The average return among funds in the RBC survey in 2019 was 14 per cent with organizations earning less than 12 per cent, like Vestcor, sitting in the bottom quarter of performers.
"This was the second highest annual return over the past 10 years, in large part due to an upsurge in Canadian and global equity markets," reported RBC, which noted the top quarter of pension funds earned returns above 15.7 per cent.
Top execs take home almost half of bonus pay
Still, employees at Vestcor earned record bonus pay of $5.3 million in 2019, a $300,000 increase from 2018.
About 40 per cent of those bonuses, and most of the increases, went to four employees at the top of the organization, including $882,721 in bonus pay to long-time president John Sinclair.
That's a slight drop from the $902,438 in incentive pay Sinclair earned in 2018, although an offsetting bump in his 2019 base pay kept his overall compensation at $1.26 million for the second year in a row. That does not include an additional $136,584 in employer contributions made toward his own pension.
Bonus payments to three vice-presidents underneath Sinclair, including Jonathan Spinney, James Scott and Mark Holleran, totalled $1.22 million in 2019, a $304,000 increase from 2018.
Bonus 235% president's base salary
Vestcor is open about its practice of paying bonuses and two years ago issued a statement defending the use of incentives to reward and retain talented employees, especially senior executives.
"Vestcor operates on the general principle that compensation should consist of a base component and a performance-based incentive component," read the statement.
"A pay-for-performance incentive program is typical for our industry.
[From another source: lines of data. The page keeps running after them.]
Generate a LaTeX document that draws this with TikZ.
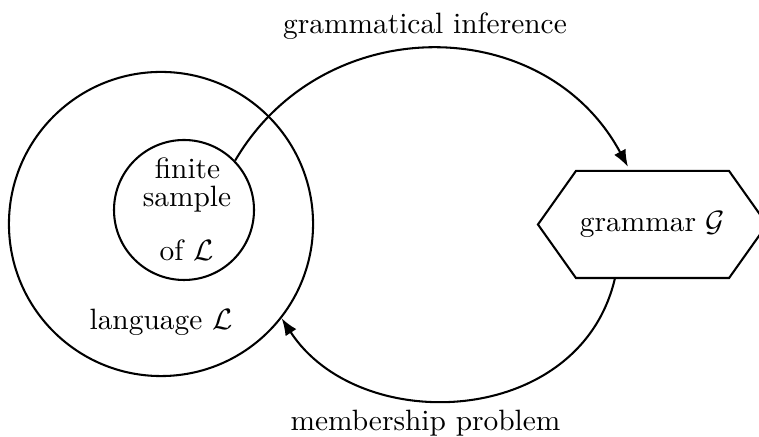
\documentclass[tikz,border=0pt]{standalone}
\usetikzlibrary{arrows.meta}
\begin{document}
\begin{tikzpicture}[x=0.34pt,y=0.34pt,
  line width=0.7pt,
  circ/.style={draw,circle,inner sep=0pt},
  lbl/.style={anchor=base,inner sep=0pt},
  arr/.style={-{Latex[length=5.8pt,width=4.4pt]}}]
\clip (0,0) rectangle (759,437);
% shapes
\node[circ,minimum size=103.4pt] (L) at (161,213) {};
\node[circ,minimum size=47.6pt] (fs) at (184,227) {};
\node[inner sep=0pt,minimum width=77.2pt,minimum height=35.7pt] (g) at (652.5,212.5) {grammar $\mathcal{G}$};
\draw (g.west) -- ([shift={(38,0)}]g.north west) -- ([shift={(-38,0)}]g.north east)
  -- (g.east) -- ([shift={(-38,0)}]g.south east) -- ([shift={(38,0)}]g.south west) -- cycle;
% texts
\node[lbl] (t1) at (187.5,258) {finite};
\node[lbl] (t2) at (187,230) {sample};
\node[lbl] (t3) at (186.5,176) {of $\mathcal{L}$};
\node[lbl] (t4) at (161,107) {language $\mathcal{L}$};
\node[lbl] (gi) at (425,403) {grammatical inference};
\node[lbl] (mp) at (425.5,6) {membership problem};
% connectors
\draw[arr] (fs.44) .. controls +(59.7:175) and +(118.2:176) .. ([shift={(-24.5,4)}]g.north);
\draw[arr] ([shift={(-37.5,0)}]g.south) .. controls +(257:154) and +(303:142) .. (L.-38);
\end{tikzpicture}
\end{document}
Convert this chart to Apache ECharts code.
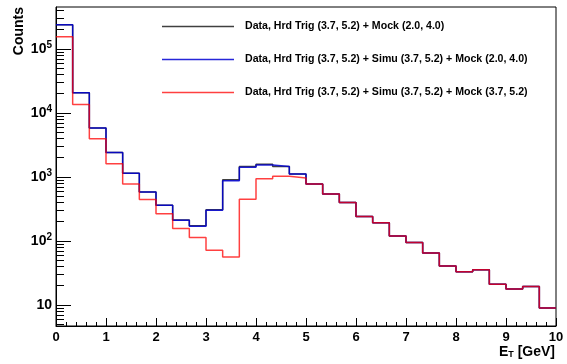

The percentage of compensation that is performance-based is proportional to the level of employee seniority."
Vestcor's board of directors has a published target for bonuses for employees of between 30 per cent and 130 per cent of their individual base salaries, but it regularly exceeds those levels for senior management.
Sinclair's bonus in 2019 was 235 per cent of his $375,047 base salary, while bonuses for the three vice-presidents averaged 170 per cent of their base pay.
President says payments in line with industry
In an email, Sinclair said the board of directors allows bonuses to exceed the upper target of 130 per cent of an individual's base pay for "outperformance." He noted the bonus pools from which payments are made each year each have upper limits and payments made to employees are "rigorously overseen by our board of directors in-line with industry best practices"
The bonus pools are calculated annually from an assessment of how much Vestcor managers have personally added to returns by beating investment targets over a one- and four-year rolling period and by how well they carry out administrative tasks.
Some of the targets are harder to beat than others and Vestcor claims that in earning $2.1 billion in 2019, $107 million of that was the result of its own "active management performance."
Most of the bonus money is based on beating targets over the four-year period, and Sinclair said it performed much better in relation to other Canadian pension funds prior to 2019.
"(Over) longer term periods Vestcor has solidly outperformed the RBC Canadian Defined Benefit median returns with much lower investment risk while also continuing to add significant value added returns," wrote Sinclair.